Aqui, a incrível entrevista ao Valor, do dia 27 de janeiro passado, pouco mais de um mês atrás. Não se está falando em enxergar o futuro nebuloso, mas em analisar fatos que ocorriam debaixo do seu nariz. E o que diz o cientista-poste?

A prudência do tucano pode estar certa, a se confirmar análise do historiador Marco Antonio Villa, da Universidade Federal de São Carlos.

Ele prevê “a campanha mais violenta da história”, com troca de acusações e guerra de dossiês, tudo facilitado pelo uso da internet. Por trás, estarão os grupos que sustentam as candidaturas e delas dependem.

Para Villa, apesar da antecipação da campanha da parte de Lula e do PT, a ministra ainda é uma incógnita como candidata. “Dilma terá de começar a caminhar com as próprias pernas”, afirma. Por enquanto, ela não se apresentou. É candidata em formação, tartaruga empurrada pelo presidente e pelo PT. Serra observa. Aliados próximos dizem que, ao contrário da lebre, o tucano não está parado. Corre nos bastidores.

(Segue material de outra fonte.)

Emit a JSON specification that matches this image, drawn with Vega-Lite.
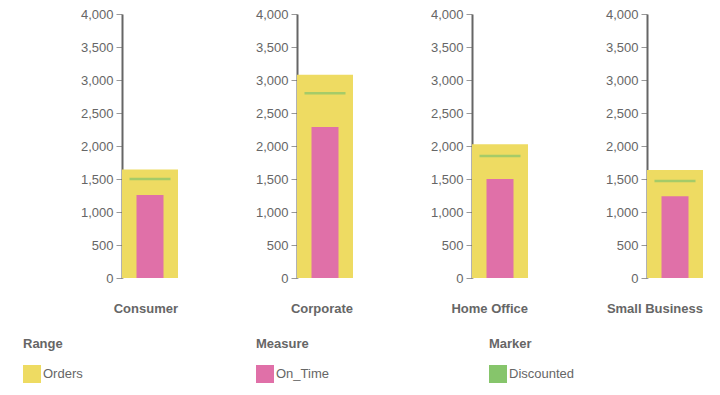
{
  "$schema": "https://vega.github.io/schema/vega-lite/v6.json",
  "padding": {"left": 23, "top": 8, "right": 5, "bottom": 5},
  "data": {"values": [
    {"Segment": "Consumer", "Orders": 1645, "On_Time": 1258, "Discounted": 1500},
    {"Segment": "Corporate", "Orders": 3080, "On_Time": 2288, "Discounted": 2800},
    {"Segment": "Home Office", "Orders": 2026, "On_Time": 1500, "Discounted": 1848},
    {"Segment": "Small Business", "Orders": 1636, "On_Time": 1240, "Discounted": 1470}
  ]},
  "facet": {"column": {"field": "Segment", "type": "nominal", "title": null,
    "header": {"labelOrient": "bottom", "labelAnchor": "end", "labelAlign": "right", "labelFontSize": 13, "labelFontWeight": "bold", "labelColor": "#666", "labelPadding": 18, "labelFont": "Liberation Sans"}}},
  "spacing": 77,
  "resolve": {"scale": {"x": "independent", "y": "independent"}},
  "spec": {
    "width": 56,
    "height": 264,
    "encoding": {"x": {"field": "Segment", "type": "nominal", "axis": null, "scale": {"paddingInner": 0, "paddingOuter": 0}}},
    "layer": [
      {"mark": {"type": "bar"},
       "encoding": {
         "y": {"field": "Orders", "type": "quantitative", "title": null, "scale": {"domain": [0, 4000]}},
         "fill": {"datum": "Orders", "title": "Range", "scale": {"range": ["#eedb62"]},
           "legend": {"orient": "none", "legendX": -99, "legendY": 324}}}},
      {"mark": {"type": "bar", "size": 27},
       "encoding": {
         "y": {"field": "On_Time", "type": "quantitative", "title": null},
         "color": {"datum": "On_Time", "title": "Measure", "scale": {"range": ["#e070a8"]},
           "legend": {"orient": "none", "legendX": 134, "legendY": 324}}}},
      {"mark": {"type": "tick", "size": 41, "thickness": 2.5, "fill": "#86c56b", "strokeWidth": 0},
       "encoding": {
         "y": {"field": "Discounted", "type": "quantitative", "title": null},
         "stroke": {"datum": "Discounted", "title": "Marker", "scale": {"range": ["#86c56b"]},
           "legend": {"orient": "none", "legendX": 367, "legendY": 324, "symbolFillColor": "#86c56b"}}}}
    ]
  },
  "config": {
    "font": "Liberation Sans",
    "view": {"stroke": null},
    "axis": {"domainColor": "#666", "domainWidth": 2, "tickColor": "#999", "tickSize": 6, "labelColor": "#666", "labelFontSize": 13, "labelPadding": 3, "grid": false, "tickCount": 8},
    "legend": {"titleFontSize": 13, "titleFontWeight": "bold", "titleColor": "#666", "labelFontSize": 13, "labelColor": "#666", "symbolType": "square", "symbolSize": 324, "symbolStrokeWidth": 0, "symbolOpacity": 1, "titlePadding": 14, "labelOffset": 2}
  }
}
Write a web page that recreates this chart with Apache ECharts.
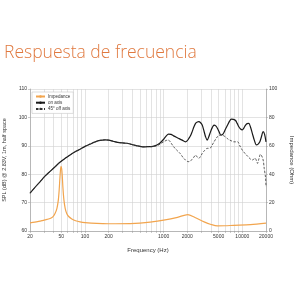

Aí, menos de um mês depois, o Datafolha mostra Dilma empatada com Serra. Todos os prognósticos de Villa estavam furados. Volta-se a entrevistá-lo porque não existe controle de qualidade nos jornais. Pouco importa o analista que sempre erra, desde que diga o que se quer. Ele refaz tudo o que disse até então, diz que a demora de Serra em se decidir ajudou Dilma e insiste que Serra não poderá se apresentar como o anti-Lula.

Para Marco Antônio Villa, professor de história da Universidade Federal de São Carlos, Serra tem que assumir logo a candidatura. Diante de si, terá um desafio: “Precisa ser anti-Dilma sem ser anti-Lula”, diz o professor.

— Serra não pode brigar com os fatos e dizer que o governo Lula é ruim. Ele tem que conseguir que as pessoas vejam as diferenças na trajetória dele e da Dilma e convencer que ele fará o país crescer mais e melhor.

Até hoje só o professor Albert Fishlow conseguiu essa proeza, se traçar um cenário de acordo com a chuva de cada dia. E continuar sendo ouvido por uma imprensa sem o menor cuidado em entregar produtos de qualidade para seus leitores.